ICE November Brent traded 1 cents firmer at $59.23 a barrel having sunk to its lowest level this year in the previous session at $57.70 a barrel.

Nymex November West Texas Intermediate rose 13 cents to $59.54 a barrel in electronic trade.

Pressure for a major production cut to stabilise prices is growing among members of the Organisation of the Petroleum Exporting Countries after Kuwait became the first Gulf state to indicate it was ready to reduce output following Nigeria and Venezuela’s recent moves to cut production by a total of 170,000 barrels a day.

The cartel is due to meet in Nigeria on December 14 amid growing speculation that Opec will cut output by at least 1m barrels a day or 4 per cent of daily output.

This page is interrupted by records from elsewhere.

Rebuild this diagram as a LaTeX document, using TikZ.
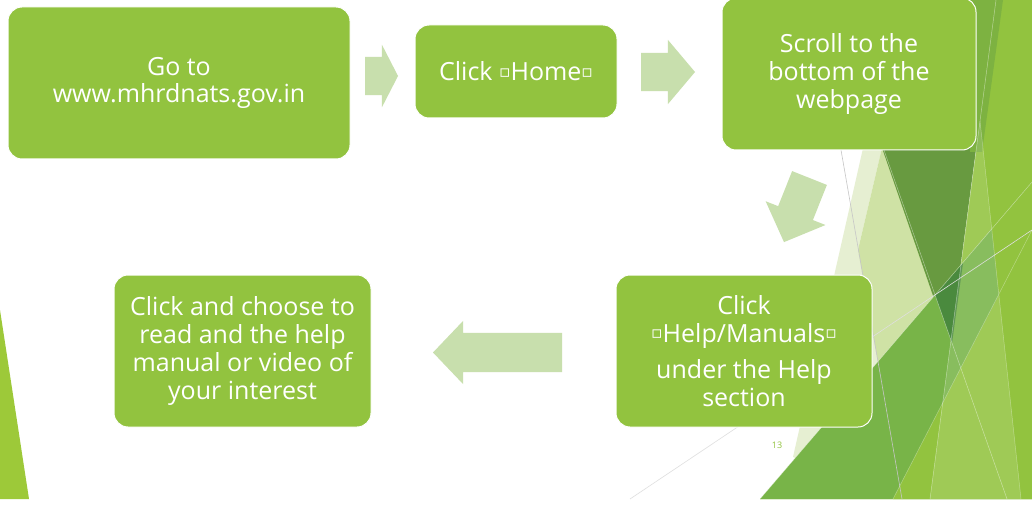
\documentclass[tikz,border=0pt]{standalone}
\usepackage{fontspec}
\setmainfont{Open Sans}
\newfontfamily\symfont{DejaVu Sans}
\usepackage{tikz}
\usetikzlibrary{positioning,calc,shapes.arrows}
\definecolor{leaf}{RGB}{146,195,63}
\definecolor{flowgreen}{RGB}{200,223,173}
\definecolor{palegreen}{RGB}{230,239,210}
\definecolor{midpale}{RGB}{207,226,165}
\definecolor{darkleaf}{RGB}{104,154,64}
\definecolor{midleaf}{RGB}{120,180,72}
\definecolor{deepleaf}{RGB}{74,138,62}
\definecolor{topleaf}{RGB}{125,178,65}
\newcommand{\qmark}{\raisebox{3.5pt}{\symfont\fontsize{17}{17}\selectfont ▫}}

\begin{document}
\begin{tikzpicture}[x=1pt,y=-1pt,
  card/.style={fill=leaf, draw=white, line width=1pt, rounded corners=14pt, align=center,
    text=white, font=\fontsize{25}{27.8}\selectfont, inner sep=0pt},
  flow/.style={single arrow, fill=flowgreen, inner xsep=0pt, outer sep=0pt, anchor=tail}]
\useasboundingbox (0,0) rectangle (1032,505);

%background
\fill[white] (0,0) rectangle (1032,505);
\fill[leaf!90!yellow] (0,310)--(29,499)--(0,499)--cycle;
\fill[leaf] (996,0)--(1032,0)--(1032,499)--(760,499)--(950,345)--cycle;
\fill[palegreen] (793,457)--(866,135)--(885,135)--(858,250)--(902,499)--cycle;
\fill[midpale] (885,135)--(858,250)--(902,499)--(960,360)--cycle;
\fill[darkleaf] (831,0)--(996,0)--(950,345)--cycle;
\fill[topleaf] (970,0)--(1003,0)--(982,152)--(970,152)--cycle;
\fill[midleaf] (760,499)--(1032,182)--(1032,499)--cycle;
\fill[deepleaf] (935,295)--(963,263)--(952,343)--cycle;
\fill[leaf] (893,499)--(998.8,294.9)--(991.7,228.6)--(1032,182)--(1032,499)--cycle;
\fill[white, opacity=0.12] (980,121)--(930,499)--(1021,499)--cycle;

%thin lines
\draw[gray!45, line width=0.6pt] (841,150)--(902,499);
\draw[gray!25, line width=0.6pt] (630,499)--(1032,230);
\draw[white, opacity=0.45, line width=0.5pt] (996,0)--(930,499);
\draw[white, opacity=0.45, line width=0.5pt] (831,0)--(1007,499);
\draw[white, opacity=0.45, line width=0.5pt] (1032,182)--(760,499);
\draw[white, opacity=0.35, line width=0.5pt] (980,121)--(1021,499);
\draw[white, opacity=0.35, line width=0.5pt] (893,499)--(1032,230);

%steps
\node[card, minimum width=342, minimum height=152] (go) at (179,83)
  {Go to\\www.mhrdnats.gov.in};
\node[card, minimum width=202, minimum height=93] (home) at (516,71.5)
  {Click \qmark Home\qmark};
\node[card, minimum width=254, minimum height=152] (scroll) at (849,74)
  {Scroll to the\\bottom of the\\webpage};
\node[card, minimum width=256, minimum height=152] (help) at (744,351)
  {Click\\\qmark Help/Manuals\qmark\\[8pt]under the Help\\section};
\node[card, minimum width=257, minimum height=152] (choose) at (242.5,351)
  {Click and choose to\\read and the help\\manual or video of\\your interest};

%arrows
\node[flow, minimum height=33, minimum width=62, inner ysep=19, single arrow head extend=12,
  single arrow tip angle=125.6] (a1) at (365,76) {};
\node[flow, minimum height=54, minimum width=64, inner ysep=19, single arrow head extend=13,
  single arrow tip angle=99.7] (a2) at (641,72) {};
\node[flow, minimum height=69, minimum width=64, inner ysep=18.5, single arrow head extend=13.5,
  single arrow tip angle=91.8, rotate=-111.7] (a3) at (809.5,178) {};
\node[flow, minimum height=129, minimum width=63, inner ysep=19.5, single arrow head extend=12,
  single arrow tip angle=92.8, rotate=180] (a4) at (562,352.5) {};

%labels
\node[text=leaf, font=\fontsize{9}{10}\selectfont] (page) at (777,445) {13};
\end{tikzpicture}
\end{document}
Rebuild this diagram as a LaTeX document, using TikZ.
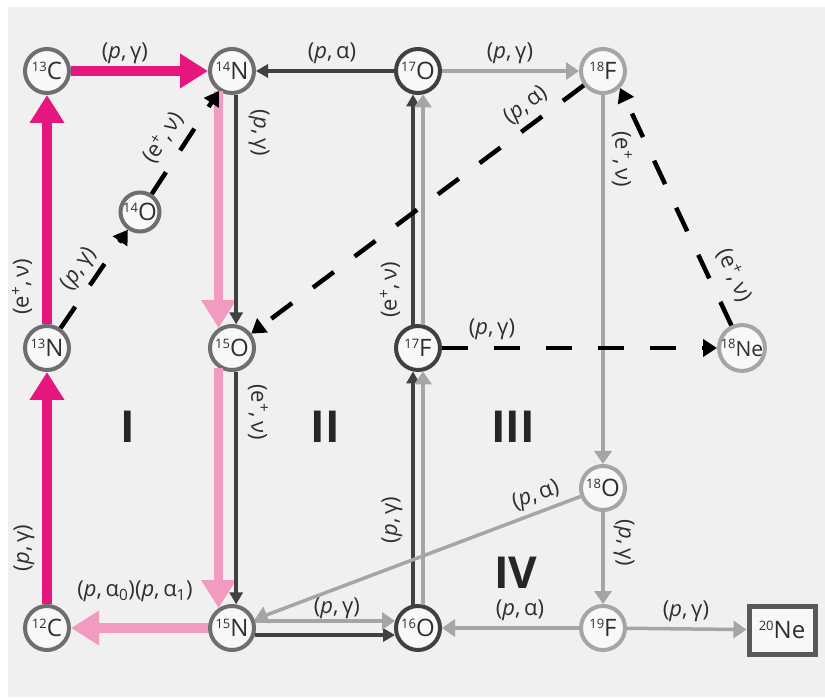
\documentclass[tikz,border=0pt]{standalone}
\usepackage{fontspec}
\setmainfont{Open Sans}
\usetikzlibrary{arrows.meta}
\definecolor{cnomagenta}{HTML}{E5177E}
\definecolor{cnopink}{HTML}{F29BC0}
\definecolor{cycledark}{HTML}{404040}
\definecolor{cyclelight}{HTML}{A5A5A5}
\definecolor{ringgray}{HTML}{6E6E6E}
\definecolor{panelgray}{HTML}{F0F0F0}
\definecolor{inkgray}{HTML}{2E2E2E}
\newcommand{\iso}[2]{\raisebox{8pt}{\fontsize{13}{13}\selectfont #1}#2}
\newcommand{\lpg}{(\textit{p},\,γ)}
\newcommand{\lpa}{(\textit{p},\,α)}
\newcommand{\lev}{(e\textsuperscript{+},\,ν)}
\tikzset{
  nuc/.style={circle, draw=ringgray, line width=4pt, fill=white!55!panelgray,
    minimum size=44pt, inner sep=0pt, text=inkgray, font=\fontsize{24}{24}\selectfont},
  nucdark/.style={nuc, draw=cycledark},
  nuclight/.style={nuc, draw=cyclelight},
  react/.style={inner sep=0pt, text=inkgray, font=\fontsize{22}{22}\selectfont},
  cycnum/.style={text=black!85, font=\fontsize{44}{44}\selectfont\bfseries},
  cnoarr/.style={line width=#1, -{Triangle[length=28pt,width=33pt]}},
  darkarr/.style={cycledark, line width=3.5pt, -{Triangle[length=12pt,width=13pt]}},
  lightarr/.style={cyclelight, line width=3.5pt, -{Triangle[length=13pt,width=17pt]}},
  decayarr/.style={black, line width=4.5pt, dash pattern=on 26pt off 26pt,
    -{Triangle[length=14pt,width=17pt]}}
}
\begin{document}
\begin{tikzpicture}[x=1pt,y=1pt]
  \useasboundingbox (0,0) rectangle (825,697);
  \fill[panelgray] (8,0) rectangle (825,690);

  % isotopes
  \node[nuc] (C13) at (47,626) {\iso{13}{C}};
  \node[nuc] (N14) at (232,626) {\iso{14}{N}};
  \node[nucdark] (O17) at (418,626) {\iso{17}{O}};
  \node[nuclight] (F18) at (603,626) {\iso{18}{F}};
  \node[nuc, minimum size=39pt] (O14) at (140,485) {\iso{14}{O}};
  \node[nuc] (N13) at (47,349) {\iso{13}{N}};
  \node[nuc] (O15) at (232,349) {\iso{15}{O}};
  \node[nucdark] (F17) at (418,349) {\iso{17}{F}};
  \node[nuclight, font=\fontsize{21}{21}\selectfont] (Ne18) at (742,349) {\iso{18}{Ne}};
  \node[nuclight] (O18) at (603,209) {\iso{18}{O}};
  \node[nuc] (C12) at (47,69) {\iso{12}{C}};
  \node[nuc] (N15) at (232,69) {\iso{15}{N}};
  \node[nucdark] (O16) at (418,69) {\iso{16}{O}};
  \node[nuclight] (F19) at (603,69) {\iso{19}{F}};
  \node[draw=black!65, line width=5pt, fill=white!55!panelgray, minimum width=66pt,
    minimum height=48pt, text=inkgray, font=\fontsize{24}{24}\selectfont] (Ne20) at (782,67) {\iso{20}{Ne}};

  % cycle I
  \draw[cnoarr=10pt, cnomagenta] (C12) -- (N13);
  \draw[cnoarr=10pt, cnomagenta] (N13) -- (C13);
  \draw[cnoarr=10pt, cnomagenta] (C13) -- (N14);
  \draw[cnoarr=8.5pt, cnopink] (N14.-124) -- (O15.124);
  \draw[cnoarr=8.5pt, cnopink] (O15.-124) -- (N15.124);
  \draw[cnoarr=10pt, cnopink] (N15) -- (C12);
  % cycle II
  \draw[darkarr] (N14.-80) -- (O15.80);
  \draw[darkarr] (O15.-80) -- (N15.80);
  \draw[darkarr] (N15.-17) -- (O16.-163);
  \draw[darkarr] (O16.102) -- (F17.-102);
  \draw[darkarr] (F17.102) -- (O17.-102);
  \draw[darkarr] (O17) -- (N14);
  % cycle III
  \draw[lightarr] (N15.17) -- (O16.163);
  \draw[lightarr] (O16.78) -- (F17.-78);
  \draw[lightarr] (F17.78) -- (O17.-78);
  \draw[lightarr] (O17) -- (F18);
  \draw[lightarr] (F18) -- (O18);
  \draw[lightarr] (O18) -- (N15);
  % cycle IV
  \draw[lightarr] (O18) -- (F19);
  \draw[lightarr] (F19) -- (O16);
  \draw[lightarr] (F19) -- (Ne20);
  % hot branches
  \draw[decayarr] (N13) -- (O14);
  \draw[decayarr] (O14) -- (N14);
  \draw[decayarr] (F18) -- (O15);
  \draw[decayarr] (F17) -- (Ne18);
  \draw[decayarr] (Ne18) -- (F18.-45);

  % reactions
  \node[react] (rC13) at (125,644) {\lpg};
  \node[react] (rO17a) at (332,644) {\lpa};
  \node[react] (rO17g) at (510,644) {\lpg};
  \node[react, rotate=-90] (rN14) at (259,564) {\lpg};
  \node[react, rotate=57] (rO14) at (163,559) {\lev};
  \node[react, rotate=56] (rN13g) at (79,428) {\lpg};
  \node[react, rotate=90] (rN13e) at (22,410) {\lev};
  \node[react, rotate=90] (rC12) at (24,149) {\lpg};
  \node[react] (rN15a) at (135,106) {(\textit{p},\,α\textsubscript{0})(\textit{p},\,α\textsubscript{1})};
  \node[react, rotate=-90] (rO15) at (258,285) {\lev};
  \node[react] (rN15g) at (337,89) {\lpg};
  \node[react, rotate=90] (rO16) at (392,177) {\lpg};
  \node[react, rotate=90] (rF17e) at (390,407) {\lev};
  \node[react, rotate=37] (rF18a) at (526,591) {\lpa};
  \node[react, rotate=-90] (rF18e) at (622,538) {\lev};
  \node[react, rotate=-66] (rNe18) at (734,422) {\lev};
  \node[react] (rF17g) at (492,368) {\lpg};
  \node[react, rotate=20] (rO18a) at (536,201) {\lpa};
  \node[react, rotate=-90] (rO18g) at (624,154) {\lpg};
  \node[react] (rF19a) at (520,87) {\lpa};
  \node[react] (rF19g) at (686,86) {\lpg};

  % cycle numbers
  \node[cycnum] (cycI) at (128,270) {I};
  \node[cycnum] (cycII) at (325,270) {II};
  \node[cycnum] (cycIII) at (513,270) {III};
  \node[cycnum] (cycIV) at (516,124) {IV};
\end{tikzpicture}
\end{document}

The latest weekly US inventories data showed a larger than expected increase in crude stocks of 3.3m barrels, well above the consensus market forecast for a 0.5m barrel decline. This provided further evidence to Opec members who see oil supplies as plentiful currently. will add to Nymex November West Texas Intermediate fell to as low as $57.75 a barrel before recovering to trade 4 cents higher at $58.72 as barrel.

Gold traded at $566.70 a troy ounce with traders concerned that a move below the $560 level could pave the way for a decline towards $543.

Pressure from weakness in oil and a decrease in concerns about inflation has led to gold’s decline.

Earlier this week. the US Institute of Supply Management (ISM) non-manufacturing survey released was weaker-than-expected.

“The worst non-manufacturing ISM release in many months tempered inflation concerns and undercut the precious metals” said analysts at HSBC.

Silver traded at $10.76 a troy ounce. Platinum and palladium were at $1,078 and 295 a troy ounce respectively.

The weak tone for base metals also continued with copper trading at $7,180 a tonne while aluminium was at $2,495.5 a tonne.

David Thurtell, analyst at BNP Paribas said “The professional money appears to be switching out of copper and into aluminium.”

Nickel was at $28,800 a tonne while zinc traded at $3,35 a tonne.